> [Short exercise] Return exactly, and only, the lines from the one holding "Generate a Python" through the one holding "df = pd.DataFrame(rows)", both included; the pictures stay out.

> [Input rows]
*-*-*

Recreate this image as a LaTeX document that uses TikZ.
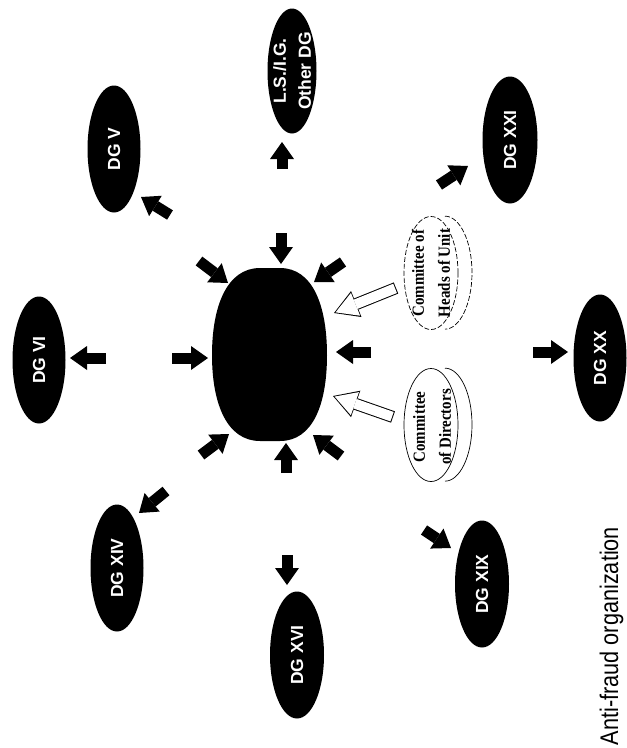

*-*-*

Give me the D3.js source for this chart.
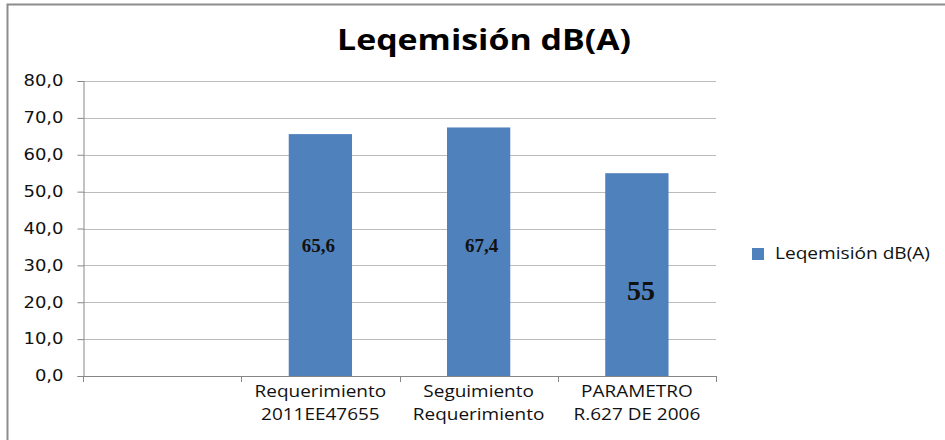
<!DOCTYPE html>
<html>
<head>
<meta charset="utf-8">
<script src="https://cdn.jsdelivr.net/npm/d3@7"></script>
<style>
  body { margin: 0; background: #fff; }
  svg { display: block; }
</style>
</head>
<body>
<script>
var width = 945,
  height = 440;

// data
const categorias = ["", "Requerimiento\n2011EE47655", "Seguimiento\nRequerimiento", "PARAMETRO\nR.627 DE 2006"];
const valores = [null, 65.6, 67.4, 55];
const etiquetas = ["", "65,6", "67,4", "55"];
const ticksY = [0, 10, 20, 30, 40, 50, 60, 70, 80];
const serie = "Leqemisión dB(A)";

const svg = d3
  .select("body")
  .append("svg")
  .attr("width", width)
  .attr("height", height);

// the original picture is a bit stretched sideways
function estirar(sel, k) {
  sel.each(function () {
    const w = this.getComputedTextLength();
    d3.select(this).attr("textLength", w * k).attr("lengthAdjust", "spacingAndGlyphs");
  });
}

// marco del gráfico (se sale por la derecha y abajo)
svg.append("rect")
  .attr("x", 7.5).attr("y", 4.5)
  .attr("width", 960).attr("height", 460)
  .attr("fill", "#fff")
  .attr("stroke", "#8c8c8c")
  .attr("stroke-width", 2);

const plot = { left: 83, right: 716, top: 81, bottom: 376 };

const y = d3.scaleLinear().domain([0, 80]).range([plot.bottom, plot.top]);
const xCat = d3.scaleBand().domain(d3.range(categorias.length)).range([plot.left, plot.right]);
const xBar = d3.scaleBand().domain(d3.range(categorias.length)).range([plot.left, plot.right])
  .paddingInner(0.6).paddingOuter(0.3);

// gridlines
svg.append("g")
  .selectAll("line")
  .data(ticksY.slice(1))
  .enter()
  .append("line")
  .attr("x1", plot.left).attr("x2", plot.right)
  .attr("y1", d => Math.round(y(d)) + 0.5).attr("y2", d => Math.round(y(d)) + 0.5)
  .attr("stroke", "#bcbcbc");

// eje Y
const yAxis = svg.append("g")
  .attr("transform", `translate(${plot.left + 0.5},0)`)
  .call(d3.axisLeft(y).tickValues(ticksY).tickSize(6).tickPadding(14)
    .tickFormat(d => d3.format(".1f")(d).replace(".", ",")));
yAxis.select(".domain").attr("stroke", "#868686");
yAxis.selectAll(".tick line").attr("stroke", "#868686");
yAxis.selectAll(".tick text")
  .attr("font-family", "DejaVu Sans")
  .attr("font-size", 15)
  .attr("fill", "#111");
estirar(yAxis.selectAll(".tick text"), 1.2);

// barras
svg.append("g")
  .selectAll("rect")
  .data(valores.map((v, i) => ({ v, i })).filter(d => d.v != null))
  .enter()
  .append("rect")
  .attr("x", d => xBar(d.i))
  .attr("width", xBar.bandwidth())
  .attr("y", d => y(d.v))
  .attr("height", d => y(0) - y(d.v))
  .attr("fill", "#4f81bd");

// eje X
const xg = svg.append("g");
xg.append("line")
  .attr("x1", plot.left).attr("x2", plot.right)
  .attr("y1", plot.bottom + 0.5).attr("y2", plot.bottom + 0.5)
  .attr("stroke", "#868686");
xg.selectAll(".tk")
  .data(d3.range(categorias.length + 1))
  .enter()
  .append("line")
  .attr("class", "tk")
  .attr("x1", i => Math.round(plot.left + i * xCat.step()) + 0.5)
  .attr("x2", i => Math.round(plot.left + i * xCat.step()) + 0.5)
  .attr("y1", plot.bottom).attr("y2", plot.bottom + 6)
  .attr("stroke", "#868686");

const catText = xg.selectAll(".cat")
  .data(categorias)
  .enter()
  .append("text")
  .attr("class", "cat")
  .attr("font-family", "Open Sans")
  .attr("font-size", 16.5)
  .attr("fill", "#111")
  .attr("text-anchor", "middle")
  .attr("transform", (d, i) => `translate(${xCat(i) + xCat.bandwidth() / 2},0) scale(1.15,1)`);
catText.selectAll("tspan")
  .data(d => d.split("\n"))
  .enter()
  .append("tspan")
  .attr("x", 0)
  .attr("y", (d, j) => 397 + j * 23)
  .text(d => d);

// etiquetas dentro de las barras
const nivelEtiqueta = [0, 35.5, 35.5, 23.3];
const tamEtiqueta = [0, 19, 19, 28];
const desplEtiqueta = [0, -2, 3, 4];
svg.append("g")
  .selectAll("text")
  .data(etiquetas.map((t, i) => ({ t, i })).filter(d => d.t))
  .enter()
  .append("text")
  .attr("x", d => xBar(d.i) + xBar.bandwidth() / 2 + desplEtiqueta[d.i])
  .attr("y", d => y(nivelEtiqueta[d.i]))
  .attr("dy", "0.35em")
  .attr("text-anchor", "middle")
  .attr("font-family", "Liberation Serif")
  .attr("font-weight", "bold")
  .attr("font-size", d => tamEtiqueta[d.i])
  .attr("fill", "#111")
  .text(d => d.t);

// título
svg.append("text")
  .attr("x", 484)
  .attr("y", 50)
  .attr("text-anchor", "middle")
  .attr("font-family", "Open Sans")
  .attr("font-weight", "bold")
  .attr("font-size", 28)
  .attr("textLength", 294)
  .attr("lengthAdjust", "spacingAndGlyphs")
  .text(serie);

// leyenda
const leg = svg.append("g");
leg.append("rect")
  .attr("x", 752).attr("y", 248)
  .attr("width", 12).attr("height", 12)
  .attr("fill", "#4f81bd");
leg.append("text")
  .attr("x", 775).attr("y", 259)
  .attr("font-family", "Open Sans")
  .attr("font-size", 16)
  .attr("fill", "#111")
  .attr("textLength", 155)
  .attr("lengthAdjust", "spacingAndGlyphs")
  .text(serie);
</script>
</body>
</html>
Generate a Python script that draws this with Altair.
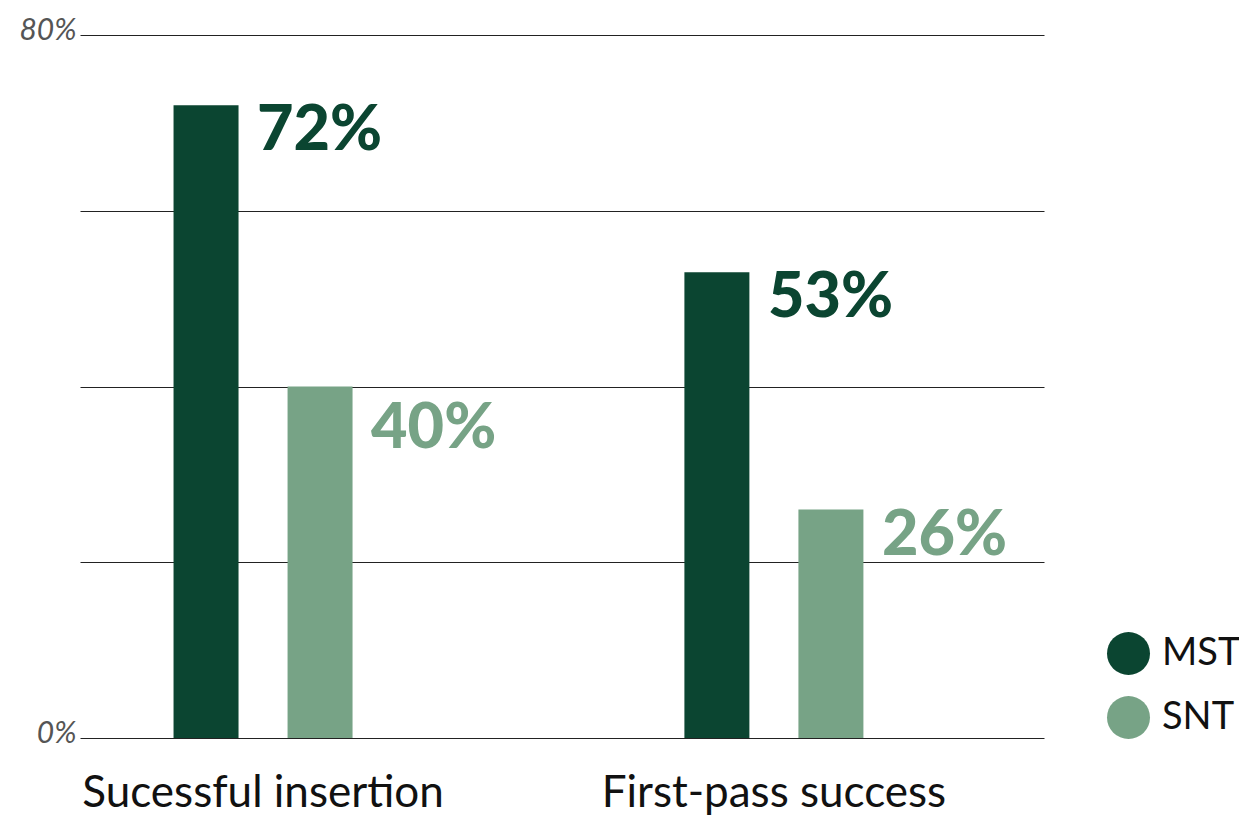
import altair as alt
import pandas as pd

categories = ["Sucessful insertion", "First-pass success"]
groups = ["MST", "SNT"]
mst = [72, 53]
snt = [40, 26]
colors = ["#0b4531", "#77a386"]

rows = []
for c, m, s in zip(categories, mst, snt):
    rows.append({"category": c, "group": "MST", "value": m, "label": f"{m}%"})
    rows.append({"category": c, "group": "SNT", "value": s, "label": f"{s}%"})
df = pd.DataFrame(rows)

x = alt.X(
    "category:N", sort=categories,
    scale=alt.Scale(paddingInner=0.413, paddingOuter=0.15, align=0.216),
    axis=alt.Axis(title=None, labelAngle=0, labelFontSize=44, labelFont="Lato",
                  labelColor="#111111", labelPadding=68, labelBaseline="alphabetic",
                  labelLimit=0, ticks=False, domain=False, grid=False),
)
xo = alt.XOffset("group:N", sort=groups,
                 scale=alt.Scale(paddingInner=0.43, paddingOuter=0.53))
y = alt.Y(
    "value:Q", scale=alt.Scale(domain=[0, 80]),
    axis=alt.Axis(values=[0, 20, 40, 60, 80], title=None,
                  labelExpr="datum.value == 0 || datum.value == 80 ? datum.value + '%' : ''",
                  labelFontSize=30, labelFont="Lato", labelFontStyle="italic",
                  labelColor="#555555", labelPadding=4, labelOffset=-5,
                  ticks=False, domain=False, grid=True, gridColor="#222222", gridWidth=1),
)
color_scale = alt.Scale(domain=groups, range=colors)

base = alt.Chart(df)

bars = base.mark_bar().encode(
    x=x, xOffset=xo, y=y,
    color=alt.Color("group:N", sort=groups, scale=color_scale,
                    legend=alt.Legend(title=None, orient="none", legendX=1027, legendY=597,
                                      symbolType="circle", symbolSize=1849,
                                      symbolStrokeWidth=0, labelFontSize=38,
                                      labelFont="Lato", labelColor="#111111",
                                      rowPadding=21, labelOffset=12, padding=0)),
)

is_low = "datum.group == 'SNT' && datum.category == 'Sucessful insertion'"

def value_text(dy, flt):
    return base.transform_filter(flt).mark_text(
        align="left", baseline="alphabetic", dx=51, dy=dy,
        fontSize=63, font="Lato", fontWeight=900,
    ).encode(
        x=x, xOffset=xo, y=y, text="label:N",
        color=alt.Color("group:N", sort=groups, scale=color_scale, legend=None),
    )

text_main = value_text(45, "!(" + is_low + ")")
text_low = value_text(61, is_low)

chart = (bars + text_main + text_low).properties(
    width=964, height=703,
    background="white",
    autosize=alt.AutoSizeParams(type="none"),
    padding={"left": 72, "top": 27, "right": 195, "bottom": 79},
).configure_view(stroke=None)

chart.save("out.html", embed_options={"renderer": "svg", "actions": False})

*-*-*

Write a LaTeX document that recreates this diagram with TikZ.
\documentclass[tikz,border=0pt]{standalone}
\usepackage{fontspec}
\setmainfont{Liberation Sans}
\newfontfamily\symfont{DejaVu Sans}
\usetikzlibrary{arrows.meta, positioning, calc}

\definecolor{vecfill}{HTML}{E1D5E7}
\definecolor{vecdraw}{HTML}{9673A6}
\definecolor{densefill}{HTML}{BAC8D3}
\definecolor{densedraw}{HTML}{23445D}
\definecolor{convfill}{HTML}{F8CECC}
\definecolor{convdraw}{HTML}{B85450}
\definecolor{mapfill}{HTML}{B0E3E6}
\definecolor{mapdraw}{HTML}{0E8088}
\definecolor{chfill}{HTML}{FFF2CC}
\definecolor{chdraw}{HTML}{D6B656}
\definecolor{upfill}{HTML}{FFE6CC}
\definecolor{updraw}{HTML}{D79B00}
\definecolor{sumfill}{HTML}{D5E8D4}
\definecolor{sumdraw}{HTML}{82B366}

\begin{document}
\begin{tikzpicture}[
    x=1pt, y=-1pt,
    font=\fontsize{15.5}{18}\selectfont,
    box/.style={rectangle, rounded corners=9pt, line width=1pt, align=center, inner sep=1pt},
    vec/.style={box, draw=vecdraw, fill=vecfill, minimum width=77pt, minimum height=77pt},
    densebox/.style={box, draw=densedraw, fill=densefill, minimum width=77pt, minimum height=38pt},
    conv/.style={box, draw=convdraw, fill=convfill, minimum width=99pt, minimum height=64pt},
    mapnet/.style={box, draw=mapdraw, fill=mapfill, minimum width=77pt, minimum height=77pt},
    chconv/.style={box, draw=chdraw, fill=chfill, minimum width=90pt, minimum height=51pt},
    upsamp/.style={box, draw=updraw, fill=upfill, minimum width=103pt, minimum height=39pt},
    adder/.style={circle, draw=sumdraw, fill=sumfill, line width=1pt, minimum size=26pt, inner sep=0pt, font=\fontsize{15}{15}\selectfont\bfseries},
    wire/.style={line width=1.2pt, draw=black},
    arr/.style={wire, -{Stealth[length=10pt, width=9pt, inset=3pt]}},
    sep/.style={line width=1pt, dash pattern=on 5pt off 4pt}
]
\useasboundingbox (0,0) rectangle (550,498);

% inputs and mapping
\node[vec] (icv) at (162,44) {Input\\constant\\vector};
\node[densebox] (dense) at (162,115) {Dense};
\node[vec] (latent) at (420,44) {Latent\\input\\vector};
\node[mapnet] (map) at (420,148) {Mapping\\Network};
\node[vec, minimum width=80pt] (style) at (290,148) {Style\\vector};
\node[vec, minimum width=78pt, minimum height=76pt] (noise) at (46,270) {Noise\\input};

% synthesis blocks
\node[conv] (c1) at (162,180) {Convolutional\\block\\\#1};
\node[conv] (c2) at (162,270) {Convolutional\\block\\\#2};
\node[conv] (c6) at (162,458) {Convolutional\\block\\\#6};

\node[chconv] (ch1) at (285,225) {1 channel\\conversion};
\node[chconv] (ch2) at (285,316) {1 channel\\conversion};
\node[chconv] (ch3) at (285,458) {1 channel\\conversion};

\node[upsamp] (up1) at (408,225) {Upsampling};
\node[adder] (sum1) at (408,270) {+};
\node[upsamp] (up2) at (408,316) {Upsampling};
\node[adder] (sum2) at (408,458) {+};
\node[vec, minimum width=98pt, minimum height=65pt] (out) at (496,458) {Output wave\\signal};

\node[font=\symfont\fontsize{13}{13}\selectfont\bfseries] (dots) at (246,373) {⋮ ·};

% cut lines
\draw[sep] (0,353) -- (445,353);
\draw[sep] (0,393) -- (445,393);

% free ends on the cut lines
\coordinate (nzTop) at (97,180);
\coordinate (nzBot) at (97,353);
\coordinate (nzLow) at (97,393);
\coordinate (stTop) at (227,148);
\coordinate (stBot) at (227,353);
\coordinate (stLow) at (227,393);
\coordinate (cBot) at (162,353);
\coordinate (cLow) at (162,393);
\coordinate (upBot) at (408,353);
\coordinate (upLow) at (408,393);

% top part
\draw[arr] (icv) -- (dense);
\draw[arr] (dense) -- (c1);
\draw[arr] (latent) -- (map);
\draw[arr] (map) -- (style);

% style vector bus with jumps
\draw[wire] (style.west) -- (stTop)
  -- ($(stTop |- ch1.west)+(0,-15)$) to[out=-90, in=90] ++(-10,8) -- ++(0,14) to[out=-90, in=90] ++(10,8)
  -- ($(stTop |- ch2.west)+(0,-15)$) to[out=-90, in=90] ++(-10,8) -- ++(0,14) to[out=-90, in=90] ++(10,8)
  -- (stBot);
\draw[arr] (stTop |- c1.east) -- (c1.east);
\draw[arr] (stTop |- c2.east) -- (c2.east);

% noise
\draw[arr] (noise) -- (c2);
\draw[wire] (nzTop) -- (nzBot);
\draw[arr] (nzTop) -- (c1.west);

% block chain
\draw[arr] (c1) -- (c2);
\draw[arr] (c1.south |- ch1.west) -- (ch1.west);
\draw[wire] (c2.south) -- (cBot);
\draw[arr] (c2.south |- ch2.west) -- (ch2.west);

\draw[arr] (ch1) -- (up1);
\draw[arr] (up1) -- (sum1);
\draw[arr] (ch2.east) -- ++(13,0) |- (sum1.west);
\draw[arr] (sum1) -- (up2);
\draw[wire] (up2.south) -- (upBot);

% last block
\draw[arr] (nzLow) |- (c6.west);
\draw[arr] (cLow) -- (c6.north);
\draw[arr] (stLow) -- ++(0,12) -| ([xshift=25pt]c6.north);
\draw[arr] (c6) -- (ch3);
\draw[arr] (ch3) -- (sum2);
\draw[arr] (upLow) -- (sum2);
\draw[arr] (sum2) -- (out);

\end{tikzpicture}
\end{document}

*-*-*

> [Result]
Generate a Python script that draws this with Altair.
import altair as alt
import pandas as pd

categories = ["Sucessful insertion", "First-pass success"]
groups = ["MST", "SNT"]
mst = [72, 53]
snt = [40, 26]
colors = ["#0b4531", "#77a386"]

rows = []
for c, m, s in zip(categories, mst, snt):
    rows.append({"category": c, "group": "MST", "value": m, "label": f"{m}%"})
    rows.append({"category": c, "group": "SNT", "value": s, "label": f"{s}%"})
df = pd.DataFrame(rows)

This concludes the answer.